How Starbucks Went From PR Management to PR Disaster Over the Philadelphia Arrest Video



Absurdly Driven looks at the world of business with a skeptical eye and a firmly rooted tongue in cheek. 

Perhaps Starbucks thought it could handle it.

After a video showing two black men being arrested in a Philadelphia Starbucks was posted on Thursday to Twitter by Melissa DePino, there was a slow burn of online rage.

Here were two black men being confronted by six police officers, handcuffed and led away, as a white man who said they were waiting for him pleaded with police to tell him what these men had done wrong.

The men, identified by the Philadelphia Inquirer as real estate developers, were subsequently released without charge. 

After all, the Starbucks manager had apparently called police solely because the men had sat in the restaurant and declined to buy anything.

As the retweets of the video multiplied, the local police commissioner Richard Ross insisted his officers had simply performed their duty.

He explained that the police had received a call from Starbucks accusing the men of “disturbance and trespass.”

“These officers did absolutely nothing wrong,” he insisted.

Disappointment.

I got the sense that, even on Saturday, when the video had been viewed by millions, Starbucks thought this was manageable.

It first issued a somewhat guarded statement: 

We apologize to the two individuals and our customers and are disappointed this led to an arrest. We take these matters seriously and clearly have more work to do when it comes to how we handle incidents in our stores. We are reviewing our policies and will continue to engage with the community and the police department to try to ensure these types of situations never happen in any of our stores.

Disappointed? Is that all?

There was no real sense of suggesting that anyone at Starbucks might be to blame.

Worse, the statement referred to what happened as an “incident,” when there’s no evidence any sort of incident took place.

After all, other customers in the restaurant insisted the men had done nothing wrong.

Subsequently, voices within Starbucks suggested to me that this restaurant had been robbed at gunpoint two weeks before, and so was on heightened alert.

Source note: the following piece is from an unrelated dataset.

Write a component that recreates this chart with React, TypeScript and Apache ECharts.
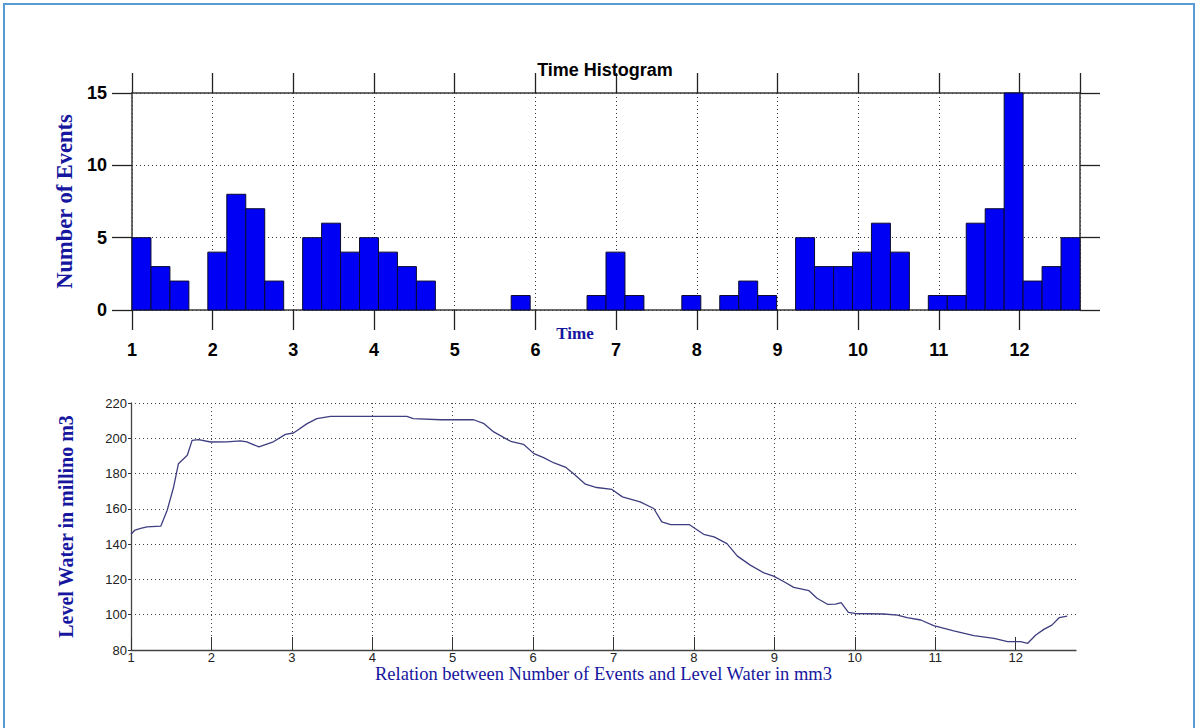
import React, { useEffect, useRef } from "react";
import * as echarts from "echarts";

// Histogram: 50 equal-width bins from 1 to 12.75 (time), counts per bin
const binStart = 1;
const binWidth = 0.235;
const eventCounts = [
  5, 3, 2, 0, 4, 8, 7, 2, 0, 5,
  6, 4, 5, 4, 3, 2, 0, 0, 0, 0,
  1, 0, 0, 0, 1, 4, 1, 0, 0, 1,
  0, 1, 2, 1, 0, 5, 3, 3, 4, 6,
  4, 0, 1, 1, 6, 7, 15, 2, 3, 5,
];

// Water level curve: [time, level in millino m3]
const waterLevel: [number, number][] = [
  [1, 145.6], [1.05, 148], [1.12, 148.9], [1.2, 149.8], [1.37, 150.2],
  [1.45, 159.2], [1.53, 172.4], [1.59, 185.6], [1.7, 190.4], [1.76, 198.8],
  [1.84, 199.2], [1.99, 197.9], [2.19, 198], [2.36, 198.5], [2.44, 198],
  [2.59, 195.1], [2.77, 198], [2.92, 202.2], [3.02, 203], [3.19, 208.3],
  [3.31, 211.1], [3.48, 212.4], [4.06, 212.4], [4.43, 212.4], [4.51, 211.1],
  [4.85, 210.5], [5.26, 210.5], [5.39, 208.3], [5.51, 203.6], [5.72, 198.3],
  [5.88, 196.6], [6.01, 191.3], [6.13, 189], [6.26, 186], [6.4, 183.7],
  [6.5, 180], [6.65, 174], [6.79, 172.1], [6.98, 171], [7.11, 166.8],
  [7.33, 164], [7.5, 160.2], [7.6, 152.6], [7.71, 151.1], [7.94, 151.1],
  [8.12, 145.6], [8.25, 144.1], [8.41, 140.3], [8.54, 133.2], [8.7, 128.1],
  [8.87, 123.7], [8.99, 121.9], [9.12, 118.7], [9.24, 115.5], [9.43, 113.6],
  [9.53, 109.3], [9.66, 105.9], [9.76, 106], [9.83, 106.8], [9.92, 101.3],
  [10.0, 100.7], [10.36, 100.4], [10.53, 99.8], [10.65, 98.3], [10.82, 97],
  [10.98, 93.8], [11.23, 90.9], [11.48, 88.1], [11.73, 86.6], [11.9, 84.7],
  [12.06, 84.7], [12.15, 83.8], [12.25, 88.5], [12.35, 91.7], [12.45, 94.1],
  [12.54, 98.3], [12.64, 99.2],
];

const timeTicks = [1, 2, 3, 4, 5, 6, 7, 8, 9, 10, 11, 12];

const TITLE = "Time Histogram";
const HIST_X_NAME = "Time";
const HIST_Y_NAME = "Number of Events";
const LEVEL_X_NAME = "Relation between Number of Events and Level Water in mm3";
const LEVEL_Y_NAME = "Level Water in millino m3";

const LABEL_BLUE = "#16169e";
const SANS = "'Liberation Sans', Arial, sans-serif";
const SERIF = "'Liberation Serif', 'Times New Roman', serif";

export default function App() {
  const ref = useRef<HTMLDivElement>(null);

  useEffect(() => {
    if (!ref.current) return;
    const chart = echarts.init(ref.current, undefined, { renderer: "svg" });

    const bins = eventCounts.map((c, i) => [
      binStart + i * binWidth,
      binStart + (i + 1) * binWidth,
      c,
    ]);

    const histTickLabel = {
      color: "#000",
      fontFamily: SANS,
      fontWeight: "bold" as const,
      fontSize: 18,
    };
    const dotted = { color: "#333", type: [1, 3] as number[], width: 1 };
    const boxLine = { show: true, onZero: false, lineStyle: { color: "#3a3a3a", width: 1.5 } };
    const outTick = { show: true, length: 20, lineStyle: { color: "#222", width: 1.3 } };

    chart.setOption({
      animation: false,
      backgroundColor: "#fff",
      grid: [
        { left: 132, top: 93, width: 948, height: 217 },
        { left: 131, top: 403, width: 945, height: 247 },
      ],
      xAxis: [
        {
          gridIndex: 0,
          type: "value",
          position: "bottom",
          min: 1,
          max: 12.75,
          interval: 1,
          axisLine: boxLine,
          axisTick: outTick,
          axisLabel: { ...histTickLabel, margin: 31, showMaxLabel: false },
          splitLine: { show: true, lineStyle: dotted },
        },
        {
          gridIndex: 0,
          type: "value",
          position: "top",
          min: 1,
          max: 12.75,
          interval: 1,
          axisLine: boxLine,
          axisTick: outTick,
          axisLabel: { show: false },
          splitLine: { show: false },
        },
        {
          gridIndex: 1,
          type: "value",
          min: 1,
          max: 12.75,
          interval: 1,
          axisLine: { show: true, onZero: false, lineStyle: { color: "#444", width: 1.3 } },
          axisTick: {
            show: true,
            inside: true,
            length: 13,
            customValues: timeTicks,
            lineStyle: { color: "#333", width: 1 },
          },
          axisLabel: {
            color: "#222",
            fontFamily: SANS,
            fontSize: 13,
            margin: 1,
            customValues: timeTicks,
          },
          splitLine: {
            show: true,
            showMaxLine: false,
            lineStyle: { color: "#444", type: [1, 3], width: 1 },
          },
          name: LEVEL_X_NAME,
          nameLocation: "middle",
          nameGap: 13,
          nameTextStyle: {
            color: LABEL_BLUE,
            fontFamily: SERIF,
            fontSize: 18.5,
          },
        },
      ],
      yAxis: [
        {
          gridIndex: 0,
          type: "value",
          position: "left",
          min: 0,
          max: 15,
          interval: 5,
          axisLine: boxLine,
          axisTick: outTick,
          axisLabel: { ...histTickLabel, margin: 25 },
          splitLine: { show: true, lineStyle: dotted },
          name: HIST_Y_NAME,
          nameLocation: "middle",
          nameGap: 54,
          nameTextStyle: {
            color: LABEL_BLUE,
            fontFamily: SERIF,
            fontWeight: "bold",
            fontSize: 22.5,
          },
        },
        {
          gridIndex: 0,
          type: "value",
          position: "right",
          min: 0,
          max: 15,
          interval: 5,
          axisLine: boxLine,
          axisTick: outTick,
          axisLabel: { show: false },
          splitLine: { show: false },
        },
        {
          gridIndex: 1,
          type: "value",
          min: 80,
          max: 220,
          interval: 20,
          axisLine: { show: true, onZero: false, lineStyle: { color: "#444", width: 1.3 } },
          axisTick: { show: true, length: 3, lineStyle: { color: "#333" } },
          axisLabel: {
            color: "#222",
            fontFamily: SANS,
            fontSize: 13,
            margin: 4,
          },
          splitLine: { show: true, lineStyle: { color: "#444", type: [1, 3], width: 1 } },
          name: LEVEL_Y_NAME,
          nameLocation: "middle",
          nameGap: 55,
          nameTextStyle: {
            color: LABEL_BLUE,
            fontFamily: SERIF,
            fontWeight: "bold",
            fontSize: 20,
          },
        },
      ],
      series: [
        {
          type: "custom",
          xAxisIndex: 0,
          yAxisIndex: 0,
          data: bins,
          encode: { x: [0, 1], y: 2 },
          renderItem: (params: any, api: any) => {
            const x0 = api.value(0);
            const x1 = api.value(1);
            const h = api.value(2);
            if (!h) return null;
            const p0 = api.coord([x0, h]);
            const p1 = api.coord([x1, 0]);
            return {
              type: "rect",
              shape: { x: p0[0], y: p0[1], width: p1[0] - p0[0], height: p1[1] - p0[1] },
              style: { fill: "#0000f5", stroke: "#0a0a30", lineWidth: 1 },
            };
          },
          z: 3,
        },
        {
          type: "line",
          xAxisIndex: 2,
          yAxisIndex: 2,
          data: waterLevel,
          showSymbol: false,
          symbol: "none",
          lineStyle: { color: "#3e3e80", width: 1.3 },
        },
      ],
      graphic: [
        {
          type: "rect",
          shape: { x: 4, y: 4, width: 1190, height: 760 },
          style: { fill: "none", stroke: "#5b9bd5", lineWidth: 2 },
          silent: true,
        },
        {
          type: "text",
          x: 605,
          y: 70,
          style: {
            text: TITLE,
            align: "center",
            verticalAlign: "middle",
            fill: "#000",
            font: `bold 18px ${SANS}`,
          },
          z: 10,
        },
        {
          type: "text",
          x: 575,
          y: 333,
          style: {
            text: HIST_X_NAME,
            align: "center",
            verticalAlign: "middle",
            fill: LABEL_BLUE,
            font: `bold 17px ${SERIF}`,
          },
        },
      ],
    });

    return () => chart.dispose();
  }, []);

  return (
    <div
      ref={ref}
      style={{ position: "absolute", left: 0, top: 0, width: 1199, height: 728 }}
    />
  );
}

There’s no question that those who work in restaurants, bars and other retail establishments always have to exercise acute awareness.

The video, however, appears to show nothing but overreaction, while the men remain completely calm.

I talked to a couple of Starbucks managers in the Bay Area who told me that they do, indeed, call the police when they feel any sort of disturbance or threat. 

This, they said, was made easier by the fact that the local police are customers of their restaurants and they know them personally.

At heart, though, the managers said they make judgments about what might be a threat and what definitely isn’t.

In the Philadelphia case, the impression given by Starbucks was that the manager was simply following company policies.

Otherwise, why else would the company say it needed to review those policies?

Urgency.

By Saturday evening, however, it seemed clear that the company’s tone had changed and that a certain level of urgency and even panic had set in, perhaps too late.

Starbucks released a letter to partners — what Starbucks calls employees — and customers from CEO Kevin Johnson.

In it, he unequivocally said: “The basis for the call to the Philadelphia police department was wrong.” 

Where the first statement had, stunningly, made no mention of the glaring issue of race in the incident, Johnson’s letter said he wanted to “reassure you that Starbucks stands firmly against discrimination or racial profiling.”

Where the first statement said that Starbucks would review its policies, Johnson’s letter reiterated that policies needed to be looked at, but also said: “I hope to meet personally with the two men who were arrested to offer a face-to-face apology.”

Johnson tried to take responsibility, while apparently attempting to alleviate some of the burden on the manager.

“Our store manager never intended for these men to be arrested and this should never have escalated as it did,” he said. 

At the same time, he wrote: “I know our store managers and partners work hard to exceed our customers’ expectations every day — which makes this very poor reflection on our company all the more painful.”

So the manager’s actions led to a very poor reflection on the company?

Criticism is being relentlessly aimed at Starbucks.

After all, this happened at a restaurant owned by a company that presents itself as a bastion of progressive values.

Just as United Airlines CEO Oscar Munoz during the infamous passenger-dragging incident — his employees had called on police to evict the passenger from the plane — Johnson admitted in his letter that “the video shot by customers is very hard to watch.”

Yet Starbucks initial reaction was merely disappointment.

United remains something of a much-repeated joke in many people’s eyes, even though it’s taken several steps to improve.

How long will it take Starbucks to retrieve what may have been lost?

Perhaps the urgency should have set in a little earlier.